The XmlTextReader provides the following functionality:

  • Enforces the rules that XML must be well-formed.
  • Checks that the DTD is well-formed. However, does not use the DTD for validation, expanding entity references, or adding default attributes.
  • Validating is not done against DTDs or Schemas.
  • Checks that DOCTYPE nodes are well-formed.
  • Checks if the entities are well-formed. For node types of EntityReference, a single, empty EntityReference node is returned. An empty EntityReference node is one in which its Value property is string.Empty. This is because you have no DTD or schema to expand the entity reference with. The XmlTextReader does ensure that the whole DTD is well-formed, including the EntityReference nodes.
  • Provides a performant XML parser, because the XmlTextReader does not have the overhead involved with validation checking.

The XmlTextReader can read data from different inputs, such as a stream object, a TextReader object, and a URL identifying a local file location or Web site.
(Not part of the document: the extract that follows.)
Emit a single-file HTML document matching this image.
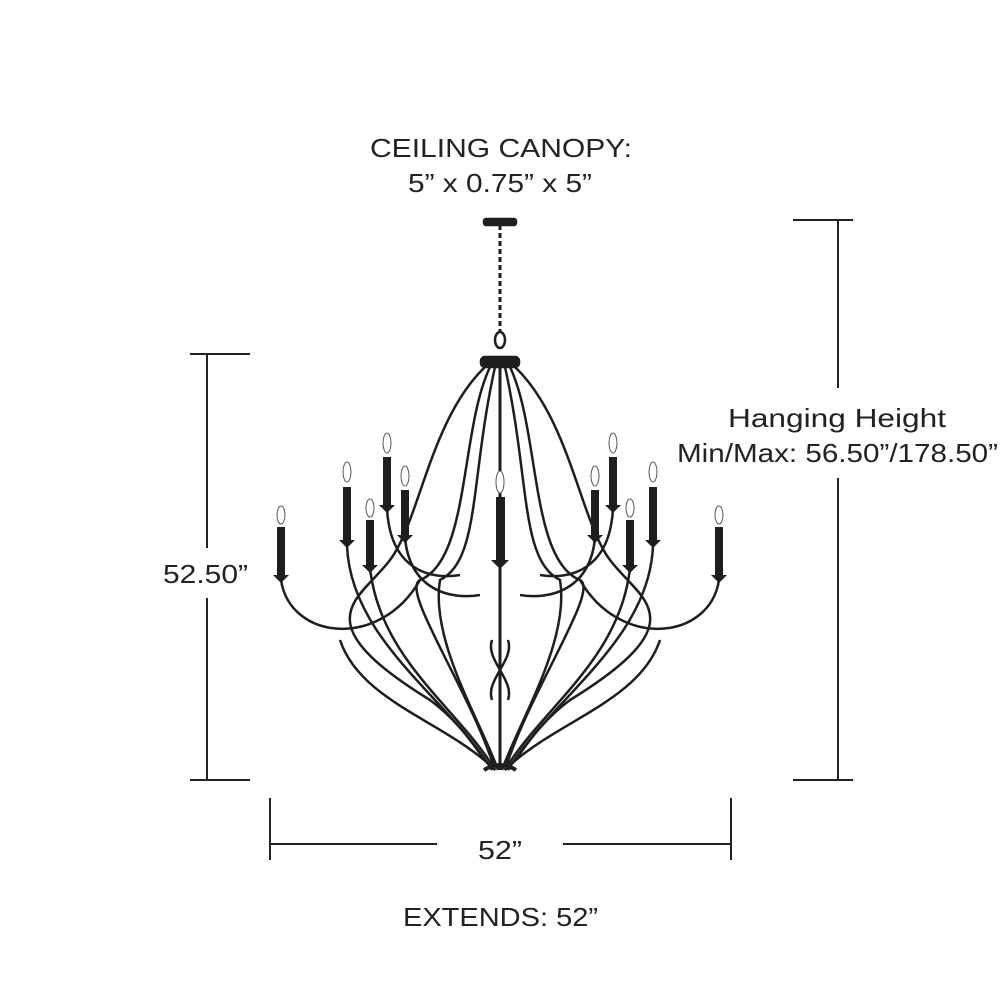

The XmlTextReader uses an XmlResolver to locate external resources, such as DTDs, so it can check DTDs to see if they are well-formed. For more information on the XmlResolver, see Resolving Resources Using the XmlResolver.

The encoding declaration, <?xml version="1.0" encoding="ISO-8859-5"?>, contains an encoding attribute that sets the encoding for your document. The XmlTextReader has an Encoding property that returns the character encoding found in the encoding attribute in the XML declaration. If no encoding attribute is found, the default for the document is set to UTF-8.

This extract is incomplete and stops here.